Professor Yannelis responded by pointing out that he and his fellow researchers took into account the other academic studies to which the AIC referred. He said that those other studies suffer from various limitations, such as focusing on a short sample period, a small number of private equity deals, or a lack of patient-level data. He nevertheless added that because the results he and his fellow researchers reached are based on averages across a large number of such deals, individual results no doubt vary. The quality of care has not deteriorated at all private-equity-acquired nursing homes.

I specifically asked Professor Yannelis the same question with which I began this column: Would he put his own mother in a private-equity-owned nursing home? His response is that he would have to do a lot of homework before deciding, but that he would have a “high presumption against putting my mother into a private-equity-owned facility.”

He also cautioned that we shouldn’t try to generalize these results about private-equity-owned nursing homes to private equity generally. He pointed out that studies of some other industries have found that private equity has done a “great job.”

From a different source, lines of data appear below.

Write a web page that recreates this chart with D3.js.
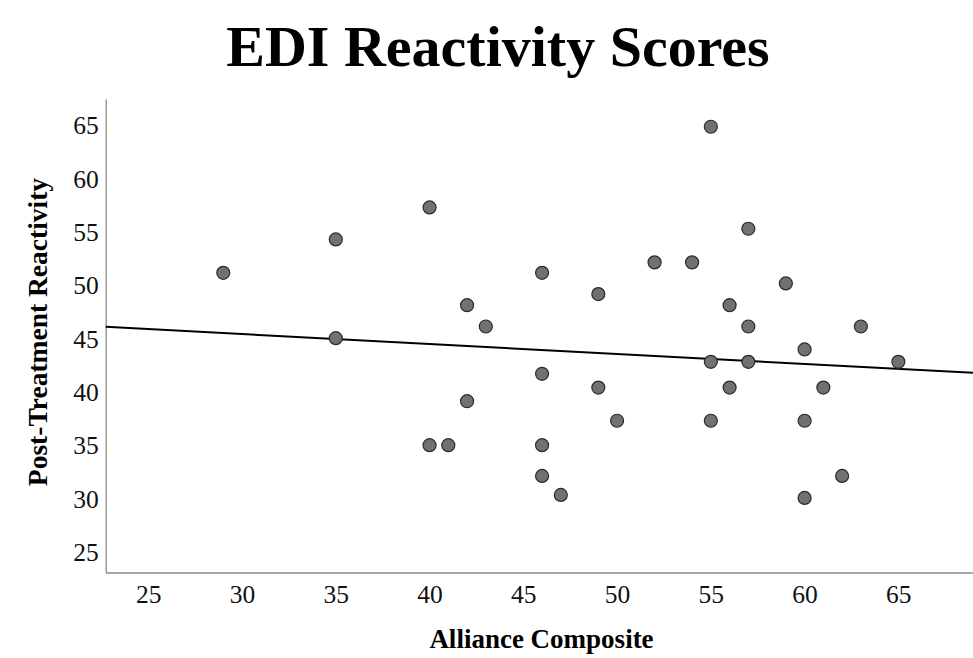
<!DOCTYPE html>
<html>
<head>
<meta charset="utf-8">
<script src="https://cdn.jsdelivr.net/npm/d3@7"></script>
<style>
  body { margin: 0; background: #fff; }
  text { font-family: "Liberation Serif", "Times New Roman", serif; }
</style>
</head>
<body>
<svg id="chart" width="973" height="658"></svg>
<script>
// alliance composite (x) and post-treatment reactivity (y), one entry per participant
let alliance = [29, 35, 35, 40, 40, 41, 42, 42, 43, 46, 46, 46, 46, 47, 49, 49, 50, 52,
  54, 55, 55, 55, 56, 56, 57, 57, 57, 59, 60, 60, 60, 61, 62, 63, 65];
let reactivity = [51.15, 54.28, 45.03, 57.28, 35, 35, 48.12, 39.12, 46.12, 51.15, 41.69, 35, 32.12, 30.34, 49.16, 40.4, 37.29, 52.13,
  52.13, 64.84, 42.81, 37.29, 48.12, 40.4, 55.28, 46.12, 42.81, 50.16, 43.97, 37.29, 30.06, 40.4, 32.12, 46.12, 42.81];
let xTicks = [25, 30, 35, 40, 45, 50, 55, 60, 65];
let yTicks = [25, 30, 35, 40, 45, 50, 55, 60, 65];
// fit line
let fitIntercept = 48.21;
let fitSlope = -0.0932;

let svg = d3.select('#chart');
let plotLeft = 105.7, plotRight = 973, plotTop = 99, plotBottom = 572.5;

let xScale = d3.scaleLinear()
  .domain([22.73, 68.98])
  .range([plotLeft, plotRight]);
let yScale = d3.scaleLinear()
  .domain([23.07, 67.44])
  .range([plotBottom, plotTop]);

// axes
let xAxis = svg.append('g')
  .attr('transform', 'translate(0,' + plotBottom + ')')
  .call(d3.axisBottom(xScale).tickValues(xTicks).tickSize(0).tickPadding(12));
let yAxis = svg.append('g')
  .attr('transform', 'translate(' + plotLeft + ',0)')
  .call(d3.axisLeft(yScale).tickValues(yTicks).tickSize(0).tickPadding(7));

[xAxis, yAxis].forEach(function(a) {
  a.attr('font-family', null).attr('font-size', null);
  a.select('.domain').attr('stroke', '#8a8a8a').attr('stroke-width', 1.3);
  a.selectAll('text')
    .style('font-family', '"Liberation Serif", serif')
    .style('font-size', '25.5px')
    .attr('fill', '#111');
});
xAxis.selectAll('text').attr('dy', '0.71em');
yAxis.selectAll('text').attr('dy', '0.34em');

// fit line
let xd = xScale.domain();
svg.append('line')
  .attr('x1', xScale(xd[0]))
  .attr('x2', xScale(xd[1]))
  .attr('y1', yScale(fitIntercept + fitSlope * xd[0]))
  .attr('y2', yScale(fitIntercept + fitSlope * xd[1]))
  .attr('stroke', '#000')
  .attr('stroke-width', 2);

// points
svg.append('g')
  .selectAll('circle')
  .data(alliance)
  .join('circle')
  .attr('cx', function(d) {return xScale(d)})
  .attr('cy', function(d, i) {return yScale(reactivity[i])})
  .attr('r', 6.5)
  .attr('fill', '#717171')
  .attr('stroke', '#2a2a2a')
  .attr('stroke-width', 1.2);

// titles
svg.append('text')
  .attr('x', 498)
  .attr('y', 66)
  .attr('text-anchor', 'middle')
  .attr('font-weight', 'bold')
  .attr('font-size', 58)
  .text('EDI Reactivity Scores');

svg.append('text')
  .attr('x', 541.5)
  .attr('y', 648)
  .attr('text-anchor', 'middle')
  .attr('font-weight', 'bold')
  .attr('font-size', 27)
  .text('Alliance Composite');

svg.append('text')
  .attr('transform', 'translate(47,332) rotate(-90)')
  .attr('text-anchor', 'middle')
  .attr('font-weight', 'bold')
  .attr('font-size', 27.5)
  .text('Post-Treatment Reactivity');
</script>
</body>
</html>
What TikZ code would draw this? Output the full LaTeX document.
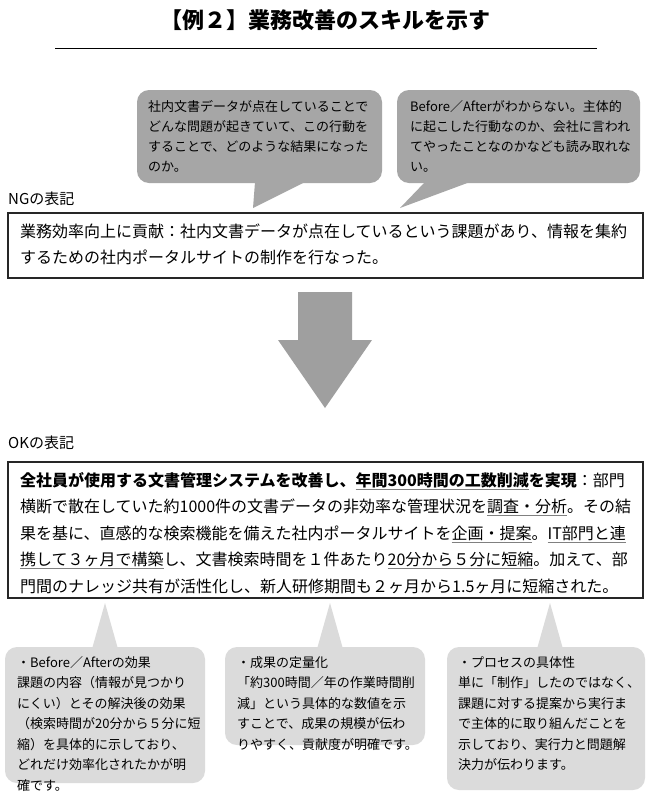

One reason it doesn’t appear to do so in the nursing home industry is that it is so difficult for a consumer to get access to the data necessary to make an informed decision about quality of care. Another reason is that the payment structures for nursing home care are so complicated, with the government picking up a major chunk—which complicates the incentive structures under which nursing homes operate.

Note carefully that it is not the profit motive per se that causes the apparent deterioration in care after a private-equity firm acquires a nursing home. Professor Yannelis points out that, historically, about 70% of nursing homes have been operated by for-profit companies. What’s different about private-equity ownership is the intense need to produce quick and substantial profits.

The bottom line? Private equity is hardly the homogenous asset class that individual investors sometimes assume it to be. In some industries and in some hands, it can lead to great outcomes—both for the companies that private-equity firms have acquired and for the investors in those firms. In others, just the opposite. At a minimum, we need to do our homework.

And the same conclusion applies when deciding which nursing home in which to put a relative.